LUCENA CITY –– Four more alleged New People’s Army (NPA) rebels surrendered with their respective firearms to the military and police representatives in General Nakar town in Quezon province on Thursday, an Army official reported Friday.
Captain Jayrald Ternio, head of the public affairs office of the Army’s 2nd Infantry Division, said the latest rebel returnees followed the lead of 22 guerrillas who surrendered Wednesday.
“This raised the number of rebels who decided to turn their backs to the underground movement to 26 while reducing terrorist firearms in Calabarzon by 14 in just two days,” Ternio said.

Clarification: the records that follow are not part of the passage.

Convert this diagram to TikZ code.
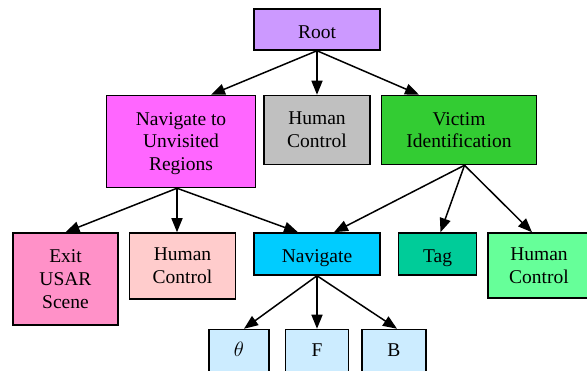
\documentclass[tikz,border=0pt]{standalone}
\usepackage{fontspec}
\setmainfont{Liberation Serif}
\usetikzlibrary{arrows.meta,positioning}
\definecolor{rootcol}{RGB}{204,153,255}
\definecolor{unvcol}{RGB}{255,102,255}
\definecolor{hcgray}{RGB}{192,192,192}
\definecolor{viccol}{RGB}{51,204,51}
\definecolor{exitcol}{RGB}{255,145,200}
\definecolor{hcpink}{RGB}{255,204,204}
\definecolor{navcol}{RGB}{0,204,255}
\definecolor{tagcol}{RGB}{0,204,153}
\definecolor{hcgreen}{RGB}{102,255,153}
\definecolor{leafcol}{RGB}{204,236,255}
\tikzset{
  box/.style = {draw=black, line width=1.5pt, align=center, inner sep=0pt,
    font=\fontsize{19.5}{22.7}\selectfont},
  oneline/.style = {box, text height=18pt, text depth=0pt},% one line of text
  leaf/.style = {box, fill=leafcol, minimum height=48pt,
    text height=5.4pt, text depth=0pt},% cut off at the bottom
  edge/.style = {-{Triangle[length=14pt,width=11pt]}, line width=1.5pt}
}

\begin{document}
\begin{tikzpicture}
        \useasboundingbox (0,0) rectangle (587pt,-371pt);
        \clip (0,0) rectangle (587pt,-371pt);

        \node [oneline, fill=rootcol, minimum width=126pt, minimum height=41pt](root) at (317pt,-29.5pt){Root};
        \node [box, fill=hcgray, minimum width=106pt, minimum height=69pt, below= 44pt of root](hcA){Human\\Control};
        \node [box, fill=unvcol, minimum width=149pt, minimum height=92pt, text depth=0pt, left= 7pt of hcA.north west, anchor=north east](unv){Navigate to\\Unvisited\\Regions};
        \node [box, fill=viccol, minimum width=155pt, minimum height=69pt, right= 10pt of hcA.north east, anchor=north west](vic){Victim\\Identification};

        \node [oneline, fill=navcol, minimum width=126pt, minimum height=42pt, below= 67pt of hcA](nav){Navigate};
        \node [box, fill=hcpink, minimum width=106pt, minimum height=66pt, left= 17pt of nav.north west, anchor=north east](hcB){Human\\Control};
        \node [box, fill=exitcol, minimum width=105pt, minimum height=92pt, left= 10pt of hcB.north west, anchor=north east](exit){Exit\\USAR\\Scene};
        \node [oneline, fill=tagcol, minimum width=78pt, minimum height=42pt, right= 17pt of nav.north east, anchor=north west](tag){Tag};
        \node [box, fill=hcgreen, minimum width=102pt, minimum height=65pt, right= 10pt of tag.north east, anchor=north west](hcC){Human\\Control};

        \node [leaf, minimum width=63pt, below= 53pt of nav](F){F};
        \node [leaf, minimum width=60pt, left= 15pt of F.north west, anchor=north east](th){$\theta$};
        \node [leaf, minimum width=64pt, right= 12pt of F.north east, anchor=north west](B){B};

        \draw [edge] (root.south) -- ([xshift=30pt]unv.north);
        \draw [edge] (root.south) -- (root.south |- hcA.north);
        \draw [edge] (root.south) -- ([xshift=-40pt]vic.north);

        \draw [edge] ([xshift=-4pt]unv.south) -- (exit.north);
        \draw [edge] ([xshift=-4pt]unv.south) -- ([xshift=-4pt]unv.south |- hcB.north);
        \draw [edge] ([xshift=-4pt]unv.south) -- ([xshift=-19pt]nav.north);

        \draw [edge] ([xshift=5.5pt]vic.south) -- ([xshift=17pt]nav.north);
        \draw [edge] ([xshift=5.5pt]vic.south) -- ([xshift=3pt]tag.north);
        \draw [edge] ([xshift=5.5pt]vic.south) -- ([xshift=-7pt]hcC.north);

        \draw [edge] (nav.south) -- ([xshift=5pt]th.north);
        \draw [edge] (nav.south) -- (nav.south |- F.north);
        \draw [edge] (nav.south) -- ([xshift=3pt]B.north);

        \end{tikzpicture}
\end{document}
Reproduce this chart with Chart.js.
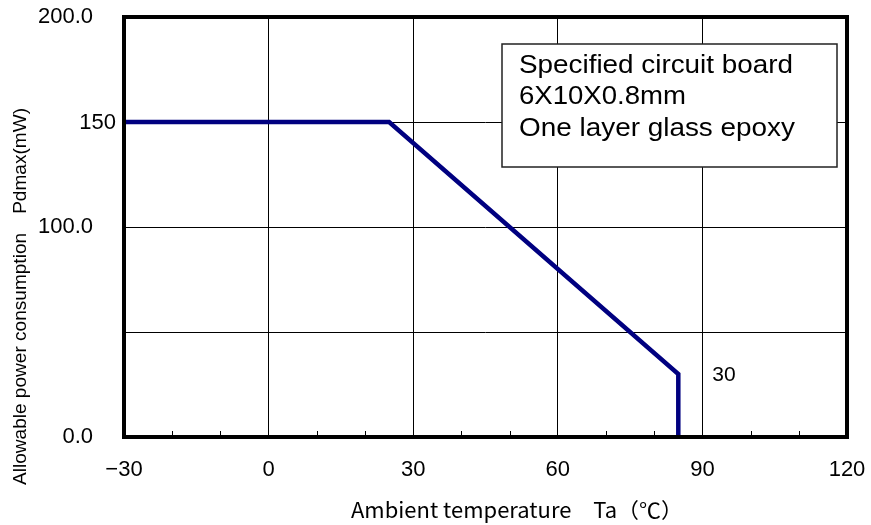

The 22 guerrillas turned over 10 firearms, ammunition and materials for making landmines.
A report disclosed that the rebel returnees are Dumagats in the Sierra Madre mountain ranges and were former fighters of the Guerilla Front Cesar, the NPA unit operating in Laguna, Rizal, and Quezon.
Colonel Alex Rillera, commander of the Army’s 202nd Infantry Brigade denounced the NPA for recruiting indigenous people.
“This terroristic practice is aggravated by the fact that all of the surrenderers belong to the Dumagat tribe, whose peaceful nature is being targeted and exploited by the communists, which is a clear violation of existing laws that protect the ancestral rights of our indigenous people,” Rillera said in the report.
Three of the surrenderers were “minors,” the report said.
Ternio attributed the surrenders to the “whole-of-nation approach” to end the armed conflict.
He said the approach has been causing major blows to the communist insurgency, which “has already reached a stage of irreversible collapse.”
The rebel returnees are offered livelihood financing, scholarships, housing, and free legal assistance through the government’s Enhanced Comprehensive Local Integration program.